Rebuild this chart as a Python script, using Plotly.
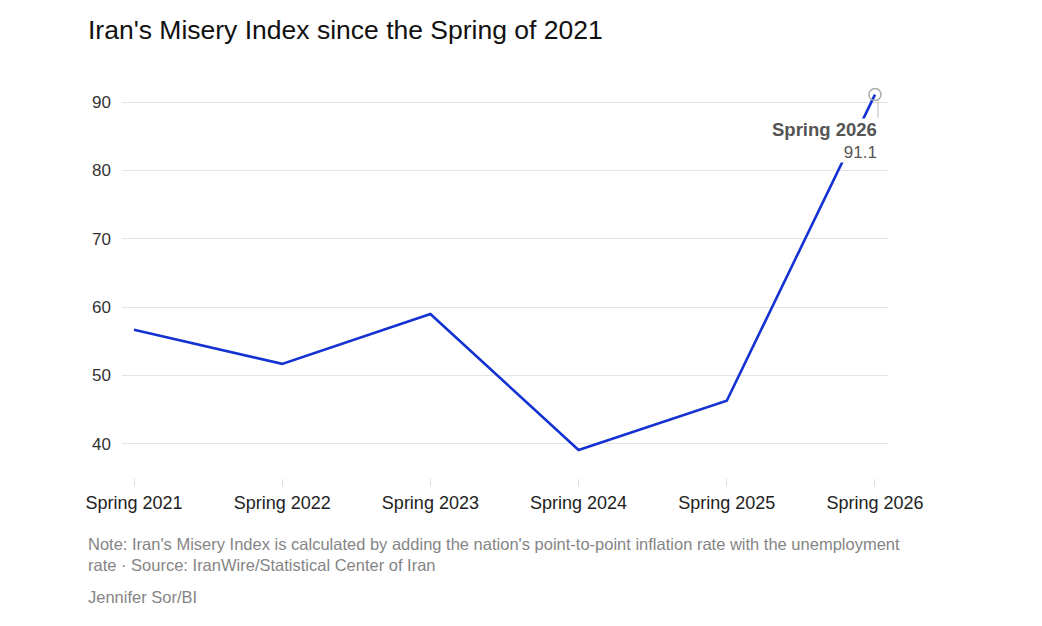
import plotly.graph_objects as go

categories = ["Spring 2021", "Spring 2022", "Spring 2023", "Spring 2024", "Spring 2025", "Spring 2026"]
misery_index = [56.7, 51.7, 59.0, 39.1, 46.3, 91.1]
y_ticks = [40, 50, 60, 70, 80, 90]

W, H = 1042, 626
OFF = 8  # page body offset
L, R, T, B = 122 - OFF, 154 + OFF, 85 - OFF, 148 + OFF
FONT = "Liberation Sans, Arial, sans-serif"
PW, PH = W - L - R, H - T - B


def px_x(px):
    return (px - OFF - L) / PW


def px_y(py):
    return (H - B - (py - OFF)) / PH


fig = go.Figure()
fig.add_trace(go.Scatter(
    x=list(range(len(categories))), y=misery_index, mode="lines",
    line=dict(color="#1432d2", width=2.6), hoverinfo="skip", showlegend=False))
fig.add_trace(go.Scatter(
    x=[len(categories) - 1], y=[misery_index[-1]], mode="markers",
    marker=dict(size=12, color="rgba(255,255,255,0)", line=dict(color="#aaaaaa", width=1.5)),
    hoverinfo="skip", showlegend=False))

fig.update_layout(
    width=W, height=H,
    margin=dict(l=L, r=R, t=T, b=B),
    paper_bgcolor="white", plot_bgcolor="white",
    font=dict(family=FONT, color="#333333", size=16),
    xaxis=dict(
        range=[-0.081, len(categories) - 1 + 0.088],
        tickmode="array", tickvals=list(range(len(categories))), ticktext=categories,
        showgrid=False, zeroline=False, showline=False,
        ticks="outside", ticklen=7, tickcolor="#dddddd", tickwidth=1,
        tickfont=dict(size=18, color="#222222"), ticklabelstandoff=1,
    ),
    yaxis=dict(
        range=[35, 92.5], tickvals=y_ticks,
        showgrid=True, gridcolor="#e4e4e4", gridwidth=1,
        zeroline=False, showline=False, ticks="",
        tickfont=dict(size=17, color="#333333"), ticklabelstandoff=10,
    ),
)

ann = []
ann.append(dict(text="Iran's Misery Index since the Spring of 2021", xref="paper", yref="paper",
                x=px_x(86), y=px_y(30), xanchor="left", yanchor="middle",
                showarrow=False, font=dict(size=26.5, color="#111111", family=FONT)))
ann.append(dict(text="Note: Iran's Misery Index is calculated by adding the nation's point-to-point inflation rate with the unemployment<br>rate · Source: IranWire/Statistical Center of Iran",
                xref="paper", yref="paper", align="left",
                x=px_x(86), y=px_y(554), xanchor="left", yanchor="middle",
                showarrow=False, font=dict(size=16.5, color="#858585", family=FONT)))
ann.append(dict(text="Jennifer Sor/BI", xref="paper", yref="paper",
                x=px_x(86), y=px_y(597), xanchor="left", yanchor="middle",
                showarrow=False, font=dict(size=16.5, color="#858585", family=FONT)))
ann.append(dict(text="<span style='font-size:18.5px'><b>Spring 2026</b></span><br>" + f"{misery_index[-1]}",
                x=len(categories) - 1, y=misery_index[-1], xref="x", yref="y",
                showarrow=True, arrowhead=0, arrowwidth=1, arrowcolor="#bbbbbb",
                ax=0, ay=23, standoff=6, xanchor="right", yanchor="top", align="right",
                xshift=3, bgcolor="white", borderpad=0,
                font=dict(size=17, color="#555555", family=FONT)))
fig.update_layout(annotations=ann)

fig.write_html("out.html")
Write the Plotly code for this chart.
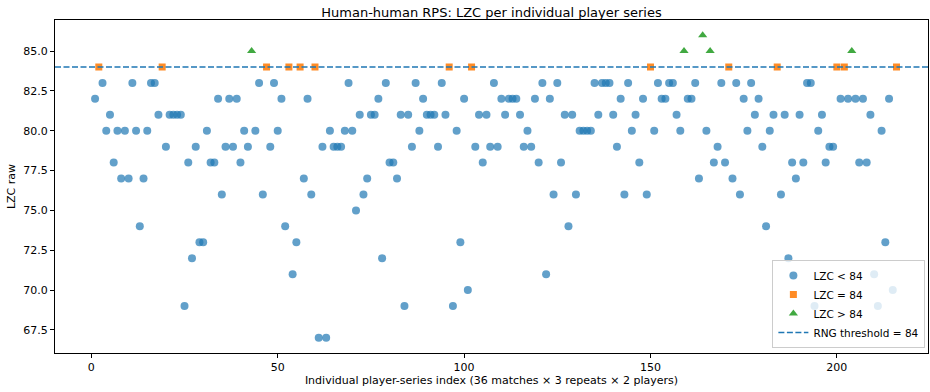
import numpy as np
import plotly.graph_objects as go

THRESH = 84

# LZC raw values for player series 1..216
lzc = [
    82, 84, 83, 80, 81, 78, 80, 77, 80, 77,
    83, 80, 74, 77, 80, 83, 83, 81, 84, 79,
    81, 81, 81, 81, 69, 78, 72, 79, 73, 73,
    80, 78, 78, 82, 76, 79, 82, 79, 82, 78,
    80, 79, 85, 80, 83, 76, 84, 79, 83, 80,
    82, 74, 84, 71, 73, 84, 77, 82, 76, 84,
    67, 79, 67, 80, 79, 79, 79, 80, 83, 80,
    75, 81, 76, 77, 81, 81, 82, 72, 83, 78,
    78, 77, 81, 69, 81, 79, 83, 80, 82, 81,
    81, 81, 79, 83, 81, 84, 69, 80, 73, 82,
    70, 84, 79, 81, 78, 81, 79, 83, 79, 82,
    81, 82, 82, 82, 81, 79, 80, 79, 82, 78,
    83, 71, 82, 76, 83, 78, 81, 74, 81, 76,
    80, 80, 80, 80, 83, 81, 83, 83, 83, 81,
    79, 82, 76, 83, 80, 81, 78, 82, 76, 84,
    80, 83, 82, 82, 83, 83, 81, 80, 85, 82,
    82, 83, 77, 86, 80, 85, 78, 79, 83, 78,
    84, 77, 83, 76, 82, 80, 83, 81, 82, 79,
    74, 80, 81, 84, 76, 81, 72, 78, 77, 81,
    78, 83, 83, 69, 80, 81, 78, 79, 79, 84,
    82, 84, 82, 85, 82, 78, 82, 78, 81, 71,
    69, 80, 73, 82, 70, 84,
]
index = list(range(1, len(lzc) + 1))

y_ticks = [67.5, 70.0, 72.5, 75.0, 77.5, 80.0, 82.5, 85.0]
x_ticks = [0, 50, 100, 150, 200]

idx = np.array(index)
val = np.array(lzc)
below = val < THRESH
equal = val == THRESH
above = val > THRESH

span_x = idx.max() - idx.min()
x_lo = idx.min() - 0.05 * span_x
x_hi = x_lo + 234.2
span_y = val.max() - val.min()
y_lo = val.min() - 0.05 * span_y
y_hi = val.max() + 0.05 * span_y

FONT = "DejaVu Sans"

fig = go.Figure()
fig.add_trace(go.Scatter(
    x=idx[below], y=val[below], mode="markers", name="LZC &lt; 84",
    marker=dict(symbol="circle", size=8, color="#1f77b4", opacity=0.7,
                line=dict(width=0)),
))
fig.add_trace(go.Scatter(
    x=idx[equal], y=val[equal], mode="markers", name="LZC = 84",
    marker=dict(symbol="square", size=7, color="#ff7f0e", opacity=0.9,
                line=dict(width=0)),
))
fig.add_trace(go.Scatter(
    x=idx[above], y=val[above], mode="markers", name="LZC &gt; 84",
    marker=dict(symbol="triangle-up", size=8, color="#2ca02c", opacity=0.9,
                line=dict(width=0)),
))
fig.add_trace(go.Scatter(
    x=[x_lo, x_hi], y=[THRESH, THRESH], mode="lines",
    name="RNG threshold = 84",
    line=dict(color="#1f77b4", width=1.5, dash="6px,2.5px"),
))

axis_common = dict(
    showline=True, mirror=True, linecolor="black", linewidth=1,
    ticks="outside", ticklen=4, tickwidth=1, tickcolor="black",
    showgrid=False, zeroline=False,
    tickfont=dict(family=FONT, size=11, color="black"),
)

fig.update_layout(
    width=930, height=392,
    margin=dict(l=55, r=2, t=20, b=39),
    paper_bgcolor="white", plot_bgcolor="white",
    font=dict(family=FONT, size=11, color="black"),
    title=dict(text="Human-human RPS: LZC per individual player series",
               x=0.5, xref="paper", xanchor="center",
               y=1, yref="paper", yanchor="bottom", pad=dict(b=3),
               font=dict(family=FONT, size=13, color="black")),
    xaxis=dict(range=[x_lo, x_hi], tickvals=x_ticks,
               title=dict(text="Individual player-series index (36 matches × 3 repeats × 2 players)",
                          font=dict(family=FONT, size=11), standoff=3),
               **axis_common),
    yaxis=dict(range=[y_lo, y_hi], tickvals=y_ticks, tickformat=".1f",
               title=dict(text="LZC raw", font=dict(family=FONT, size=11), standoff=5),
               **axis_common),
    legend=dict(x=0.997, y=0.015, xanchor="right", yanchor="bottom",
                bgcolor="rgba(255,255,255,0.8)", bordercolor="#cccccc",
                borderwidth=1, font=dict(family=FONT, size=10.5),
                tracegroupgap=0, itemsizing="trace", itemwidth=30),
    showlegend=True,
)

fig.write_html("out.html")
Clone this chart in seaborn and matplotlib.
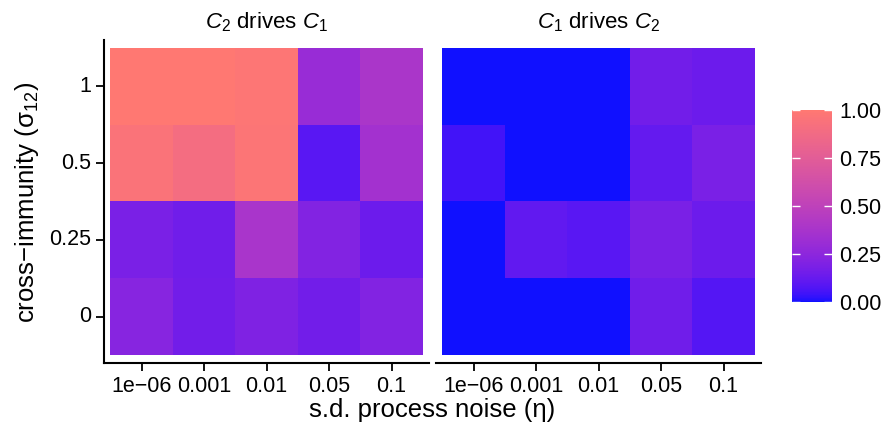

-- -- --

• **GOAL**: Copy nothing past the line containing "y_ticks = [40, 50, 60, 70, 80, 90]": reproduce every line from the start of the records up to it, skipping pictures.

• **THE ANSWER**:
Rebuild this chart as a Python script, using Plotly.
import plotly.graph_objects as go

categories = ["Spring 2021", "Spring 2022", "Spring 2023", "Spring 2024", "Spring 2025", "Spring 2026"]
misery_index = [56.7, 51.7, 59.0, 39.1, 46.3, 91.1]
y_ticks = [40, 50, 60, 70, 80, 90]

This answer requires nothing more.